Originally posted by TDvN57 Apologies for being somewhat off topic.... I stumbled upon a video yesterday which explains in simple layman's style how gain and noise works from the sensor side and how a higher gain (iso) setting affects the end result. Helped me to better understand some comments from some tech guys on the forum who have spent their lives designing and building some of the stuff we take for granted.
Here is the link:
CMOS Gain Settings Explained - Atik Cameras What the video seemed to miss, which is essential to understanding the actual signal to noise in the pixel, is that the Gaussian noise in a collection of randomly generated electrons (from photons) is the electron count from the square root of the number of photons (2000ph => 45ph, rms => 22e, rms). So the signal to noise without counting the readout noise is also square root of the number of photons (2000ph/45ph = 45). For the 1000 generated electrons, 22e rms is 7 times the readout noise at low gain, and almost 22X the readout noise at high gain (if I recall the video reported details correctly).
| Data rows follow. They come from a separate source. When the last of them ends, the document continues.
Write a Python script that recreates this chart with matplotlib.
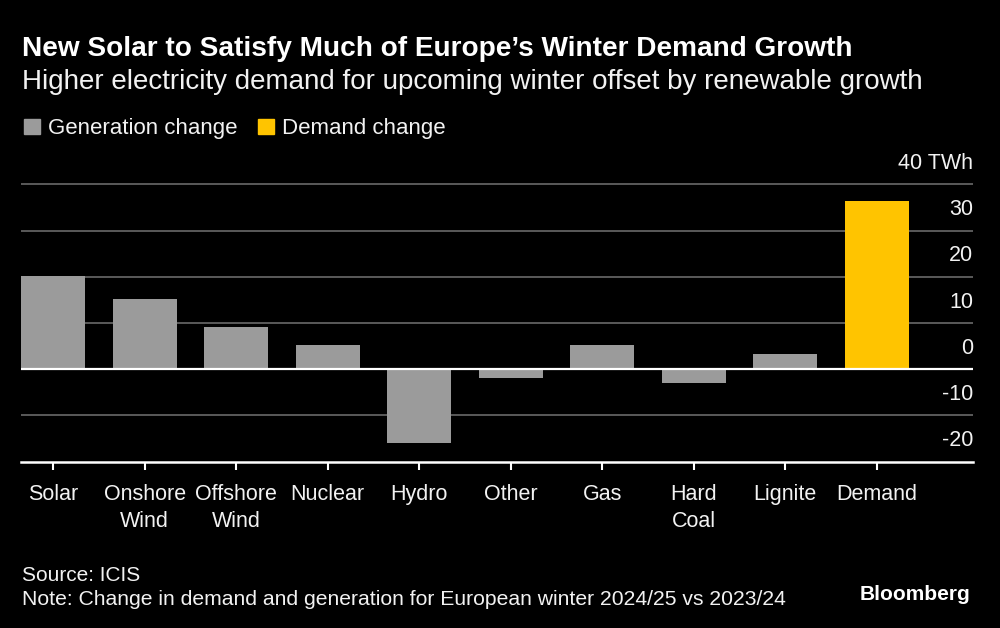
import numpy as np
import matplotlib.pyplot as plt
from matplotlib.patches import Patch
from matplotlib.transforms import offset_copy

plt.rcParams['font.family'] = ['Liberation Sans', 'DejaVu Sans']

categories = ["Solar", "Onshore\nWind", "Offshore\nWind", "Nuclear", "Hydro",
              "Other", "Gas", "Hard\nCoal", "Lignite", "Demand"]
values = [20.2, 15.2, 9.2, 5.2, -15.9, -1.9, 5.2, -2.9, 3.2, 36.3]
kinds = ["gen"] * 9 + ["demand"]
yticks = [-20, -10, 0, 10, 20, 30, 40]
ytick_labels = ["-20", "-10", "0", "10", "20", "30", "40 TWh"]

GRAY = "#9b9b9b"
YELLOW = "#ffc400"
TEXT = "#f2f2f2"

fig = plt.figure(figsize=(10, 6.28), dpi=100, facecolor="black")
ax = fig.add_axes([0.021, 0.2648, 0.952, 0.4454])
ax.set_facecolor("black")

x = np.arange(len(categories))
colors = [YELLOW if k == "demand" else GRAY for k in kinds]
ax.bar(x, values, width=0.7, color=colors, zorder=2)

ax.set_xlim(-0.35, 10.05)
ax.set_ylim(-20, 40.5)

# gridlines
for t in yticks:
    if t == -20:
        continue
    if t == 0:
        ax.axhline(0, color="white", lw=1.6, zorder=3)
    else:
        ax.axhline(t, color="#5a5a5a", lw=1.4, zorder=1)

# y labels sit above the gridlines on the right
lab_tr = offset_copy(ax.get_yaxis_transform(), fig=fig, x=0, y=15, units="points")
for t, lab in zip(yticks, ytick_labels):
    ax.text(1.0, t, lab, transform=lab_tr, ha="right", va="center",
            fontsize=15.5, color=TEXT)
ax.set_yticks([])

for s in ["top", "left", "right"]:
    ax.spines[s].set_visible(False)
ax.spines["bottom"].set_color("white")
ax.spines["bottom"].set_linewidth(1.8)

ax.set_xticks(x)
ax.set_xticklabels(categories, fontsize=15.5, color=TEXT, linespacing=1.35)
ax.tick_params(axis="x", colors="white", length=6, width=1.5, pad=10,
               labelcolor=TEXT)

fig.text(0.022, 0.922, "New Solar to Satisfy Much of Europe\u2019s Winter Demand Growth",
         fontsize=20.2, fontweight="bold", color="white", va="center")
fig.text(0.022, 0.870, "Higher electricity demand for upcoming winter offset by renewable growth",
         fontsize=20, color=TEXT, va="center")

handles = [Patch(color=GRAY), Patch(color=YELLOW)]
fig.legend(handles, ["Generation change", "Demand change"], loc="center left",
           bbox_to_anchor=(0.024, 0.795), ncol=2, frameon=False, fontsize=16,
           handlelength=0.7, handleheight=0.7, handletextpad=0.4,
           columnspacing=0.9, borderaxespad=0, borderpad=0, labelcolor=TEXT)

fig.text(0.022, 0.0835, "Source: ICIS", fontsize=15, color=TEXT, va="center")
fig.text(0.022, 0.045, "Note: Change in demand and generation for European winter 2024/25 vs 2023/24",
         fontsize=15.2, color=TEXT, va="center")
fig.text(0.970, 0.054, "Bloomberg", fontsize=15, fontweight="bold", color="white",
         ha="right", va="center")

fig.savefig("out.png", dpi=100, facecolor="black")
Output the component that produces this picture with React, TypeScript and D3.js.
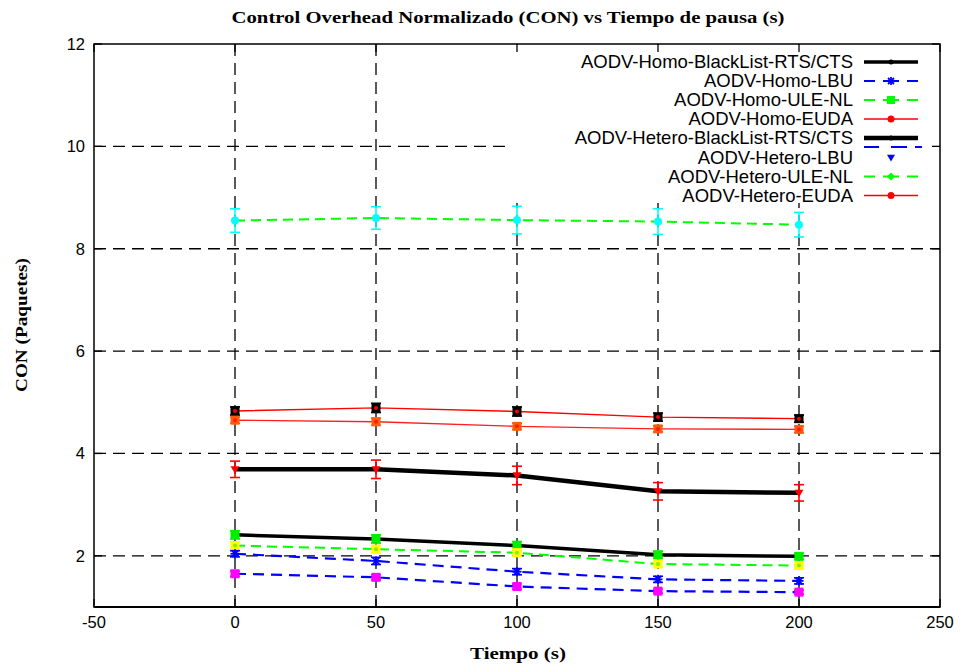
import React from "react"
import * as d3 from "d3"

// pause time (s)
const pauseTimes = [0, 50, 100, 150, 200]
const xTicks = [-50, 0, 50, 100, 150, 200, 250]
const yTicks = [2, 4, 6, 8, 10, 12]

// CON values
const heteroUleNl = [8.55, 8.6, 8.56, 8.53, 8.47]
const heteroUleNlErr = [0.23, 0.22, 0.27, 0.25, 0.24]
const homoEuda = [4.83, 4.89, 4.82, 4.71, 4.68]
const homoEudaErr = [0.08, 0.09, 0.09, 0.08, 0.07]
const heteroEuda = [4.65, 4.62, 4.53, 4.48, 4.47]
const heteroEudaErr = [0.06, 0.07, 0.06, 0.06, 0.06]
const heteroBlackList = [3.69, 3.69, 3.57, 3.26, 3.23]
const heteroBlackListErr = [0.16, 0.18, 0.18, 0.17, 0.16]
const homoBlackList = [2.41, 2.33, 2.2, 2.02, 1.99]
const homoBlackListErr = [0.08, 0.08, 0.08, 0.07, 0.06]
const homoUleNl = [2.2, 2.13, 2.06, 1.84, 1.81]
const homoUleNlErr = [0.07, 0.07, 0.07, 0.06, 0.06]
const homoLbu = [2.04, 1.9, 1.69, 1.54, 1.51]
const homoLbuErr = [0.06, 0.07, 0.06, 0.06, 0.06]
const heteroLbu = [1.65, 1.58, 1.4, 1.31, 1.29]
const heteroLbuErr = [0.05, 0.05, 0.05, 0.04, 0.04]

const legendLabels = [
  "AODV-Homo-BlackList-RTS/CTS",
  "AODV-Homo-LBU",
  "AODV-Homo-ULE-NL",
  "AODV-Homo-EUDA",
  "AODV-Hetero-BlackList-RTS/CTS",
  "AODV-Hetero-LBU",
  "AODV-Hetero-ULE-NL",
  "AODV-Hetero-EUDA",
]

type Shape = "circle" | "square" | "tri" | "star" | "diamond" | "dot" | "none"

const series = [
  { v: heteroUleNl, e: heteroUleNlErr, line: "#00ff00", w: 2, dash: "10,6", bar: "#00ffff", shape: "circle" as Shape, dot: "" },
  { v: homoEuda, e: homoEudaErr, line: "#ff0000", w: 1.4, dash: "", bar: "#000000", shape: "square" as Shape, dot: "#ff0000" },
  { v: heteroEuda, e: heteroEudaErr, line: "#ff2020", w: 1.4, dash: "", bar: "#ff5a10", shape: "square" as Shape, dot: "#ff2000" },
  { v: heteroBlackList, e: heteroBlackListErr, line: "#000000", w: 4.5, dash: "", bar: "#ff0000", shape: "tri" as Shape, dot: "" },
  { v: homoBlackList, e: homoBlackListErr, line: "#000000", w: 3.5, dash: "", bar: "#00ee00", shape: "square" as Shape, dot: "" },
  { v: homoUleNl, e: homoUleNlErr, line: "#00ff00", w: 2, dash: "10,6", bar: "#ffff00", shape: "square" as Shape, dot: "#88ee00" },
  { v: homoLbu, e: homoLbuErr, line: "#0000ff", w: 2.2, dash: "11,7", bar: "#0000ff", shape: "star" as Shape, dot: "" },
  { v: heteroLbu, e: heteroLbuErr, line: "#0000ff", w: 2.2, dash: "11,7", bar: "#ff00ff", shape: "square" as Shape, dot: "" },
]

const legendDash = "11,8,16,8,11"
const legendStyles = [
  { line: "#000000", w: 3.5, dash: "", shape: "dot" as Shape, color: "#000000" },
  { line: "#0000ff", w: 2, dash: legendDash, shape: "star" as Shape, color: "#0000ff" },
  { line: "#00ff00", w: 2, dash: legendDash, shape: "square" as Shape, color: "#00ff00" },
  { line: "#ff0000", w: 1.4, dash: "", shape: "circle" as Shape, color: "#ff0000" },
  { line: "#000000", w: 4.5, dash: "", shape: "dot" as Shape, color: "#000000" },
  { line: "", w: 0, dash: "", shape: "tri" as Shape, color: "#0000ff" },
  { line: "#00ff00", w: 2, dash: legendDash, shape: "diamond" as Shape, color: "#00ff00" },
  { line: "#ff0000", w: 1.4, dash: "", shape: "circle" as Shape, color: "#ff0000" },
]

const Marker = ({ x, y, shape, color, size = 4.5 }: { x: number; y: number; shape: Shape; color: string; size?: number }) => {
  if (shape === "circle") return <circle cx={x} cy={y} r={size - 0.5} fill={color} />
  if (shape === "dot") return <circle cx={x} cy={y} r={2.5} fill={color} />
  if (shape === "square") return <rect x={x - size} y={y - size} width={size * 2} height={size * 2} fill={color} />
  if (shape === "diamond") return <path d={`M${x},${y - size}L${x + size},${y}L${x},${y + size}L${x - size},${y}Z`} fill={color} />
  if (shape === "tri") return <path d={`M${x - size},${y - size * 0.7}L${x + size},${y - size * 0.7}L${x},${y + size}Z`} fill={color} />
  if (shape === "star")
    return (
      <g stroke={color} strokeWidth={1.8}>
        <line x1={x - size} x2={x + size} y1={y} y2={y} />
        <line x1={x} x2={x} y1={y - size} y2={y + size} />
        <line x1={x - size * 0.75} x2={x + size * 0.75} y1={y - size * 0.75} y2={y + size * 0.75} />
        <line x1={x - size * 0.75} x2={x + size * 0.75} y1={y + size * 0.75} y2={y - size * 0.75} />
      </g>
    )
  return null
}

export default function App() {
  const W = 964
  const H = 665
  const left = 94, right = 940, top = 44, bottom = 607

  const x = d3.scaleLinear().domain([-50, 250]).range([left, right])
  const y = d3.scaleLinear().domain([1, 12]).range([bottom, top])

  const line = d3
    .line<number>()
    .x((_, i) => x(pauseTimes[i]))
    .y((d) => y(d))

  const sans = "'Liberation Sans', Arial, sans-serif"
  const serif = "'Liberation Serif', 'Times New Roman', serif"

  const legX = 853
  const legY0 = 62
  const legStep = 19

  return (
    <svg width={W} height={H} style={{ position: "absolute", left: 0, top: 0, background: "#fff" }}>
      <rect width={W} height={H} fill="#fff" />

      {/* grid */}
      <g stroke="#000" strokeWidth={1.3} strokeDasharray="12,7">
        {yTicks.filter((t) => t < 12).map((t) => (
          <line key={"gy" + t} x1={left} x2={right} y1={y(t)} y2={y(t)} />
        ))}
        {pauseTimes.map((t) => (
          <line key={"gx" + t} x1={x(t)} x2={x(t)} y1={top} y2={bottom} />
        ))}
      </g>

      {/* opaque key */}
      <rect x={512} y={45} width={427} height={158} fill="#fff" />

      {/* ticks */}
      <g stroke="#000" strokeWidth={1.3}>
        {xTicks.map((t) => (
          <g key={"tx" + t}>
            <line x1={x(t)} x2={x(t)} y1={bottom} y2={bottom - 8} />
            <line x1={x(t)} x2={x(t)} y1={top} y2={top + 8} />
          </g>
        ))}
        {yTicks.map((t) => (
          <g key={"ty" + t}>
            <line x1={left} x2={left + 8} y1={y(t)} y2={y(t)} />
            <line x1={right} x2={right - 8} y1={y(t)} y2={y(t)} />
          </g>
        ))}
      </g>

      {/* lines */}
      {series.map((s, i) => (
        <path key={"l" + i} d={line(s.v) || ""} fill="none" stroke={s.line} strokeWidth={s.w} strokeDasharray={s.dash || undefined} />
      ))}

      {/* error bars and points */}
      {series.map((s, i) => (
        <g key={"e" + i}>
          {s.v.map((v, j) => {
            const cx = x(pauseTimes[j])
            const y1 = y(v + s.e[j])
            const y2 = y(v - s.e[j])
            return (
              <g key={j}>
                <g stroke={s.bar} strokeWidth={1.6}>
                  <line x1={cx} x2={cx} y1={y1} y2={y2} />
                  <line x1={cx - 5} x2={cx + 5} y1={y1} y2={y1} />
                  <line x1={cx - 5} x2={cx + 5} y1={y2} y2={y2} />
                </g>
                <Marker x={cx} y={y(v)} shape={s.shape} color={s.bar} />
                {s.dot && <circle cx={cx} cy={y(v)} r={2} fill={s.dot} />}
              </g>
            )
          })}
        </g>
      ))}

      {/* legend */}
      {legendLabels.map((lab, i) => {
        const ly = legY0 + i * legStep + (i >= 5 ? 0.5 : 0)
        const st = legendStyles[i]
        return (
          <g key={"lg" + i}>
            <text x={legX} y={ly} dy="0.35em" textAnchor="end" fontFamily={sans} fontSize={18.5} fill="#000">
              {lab}
            </text>
            {st.line && (
              <line x1={864} x2={918} y1={ly} y2={ly} stroke={st.line} strokeWidth={st.w} strokeDasharray={st.dash || undefined} />
            )}
            <Marker x={891} y={ly} shape={st.shape} color={st.color} size={4} />
          </g>
        )
      })}
      <line x1={864} x2={922} y1={147} y2={147} stroke="#0000ff" strokeWidth={2} strokeDasharray="15,12,16,8" />

      {/* frame */}
      <rect x={left} y={top} width={right - left} height={bottom - top} fill="none" stroke="#000" strokeWidth={1.5} />
      <line x1={left} x2={right} y1={bottom} y2={bottom} stroke="#000" strokeWidth={2.2} />

      {/* tick labels */}
      <g fontFamily={sans} fontSize={16.5} fill="#000">
        {xTicks.map((t) => (
          <text key={"xl" + t} x={x(t)} y={628} textAnchor="middle">
            {t}
          </text>
        ))}
        {yTicks.map((t) => (
          <text key={"yl" + t} x={85} y={y(t)} dy="0.36em" textAnchor="end">
            {t}
          </text>
        ))}
      </g>

      {/* titles */}
      <text x={508} y={23} textAnchor="middle" fontFamily={serif} fontWeight="bold" fontSize={17.5} textLength={553} lengthAdjust="spacingAndGlyphs">
        Control Overhead Normalizado (CON) vs Tiempo de pausa (s)
      </text>
      <text x={518} y={659} textAnchor="middle" fontFamily={serif} fontWeight="bold" fontSize={17.5} textLength={96} lengthAdjust="spacingAndGlyphs">
        Tiempo (s)
      </text>
      <text transform="translate(27,325) rotate(-90)" textAnchor="middle" fontFamily={serif} fontWeight="bold" fontSize={17.5} textLength={134} lengthAdjust="spacingAndGlyphs">
        CON (Paquetes)
      </text>
    </svg>
  )
}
Total noise is root-sum-square (rss) of the two noise sources; and hence, for photoelectron counts higher than, say, 100e, the noise in the signal dominates the noise in the readout, as one wants. So the readout is great, but nature is not so great. At 100e, the total noise is rss{7e, 3e} = 7.6e, rms, and the SNR (voltage) is 13. This would be a tad grainy, but once past the 2500 photon count region, the details should be pretty good, even pixel peeping, assuming the eye can detect contrast down to 2%. (That is, the apparent contrast between two pixels with nominally 2500 average photon counts each should look identical. This may not be true of actual video with the same parameters because the eye can sense small changes and the noise will have random values such that the contrast will intermittently be greater than 2%.)
Note: the quantum mechanical process of photons generating electrons (50% on the average) is itself probabilistic, and the above is likely optimistic.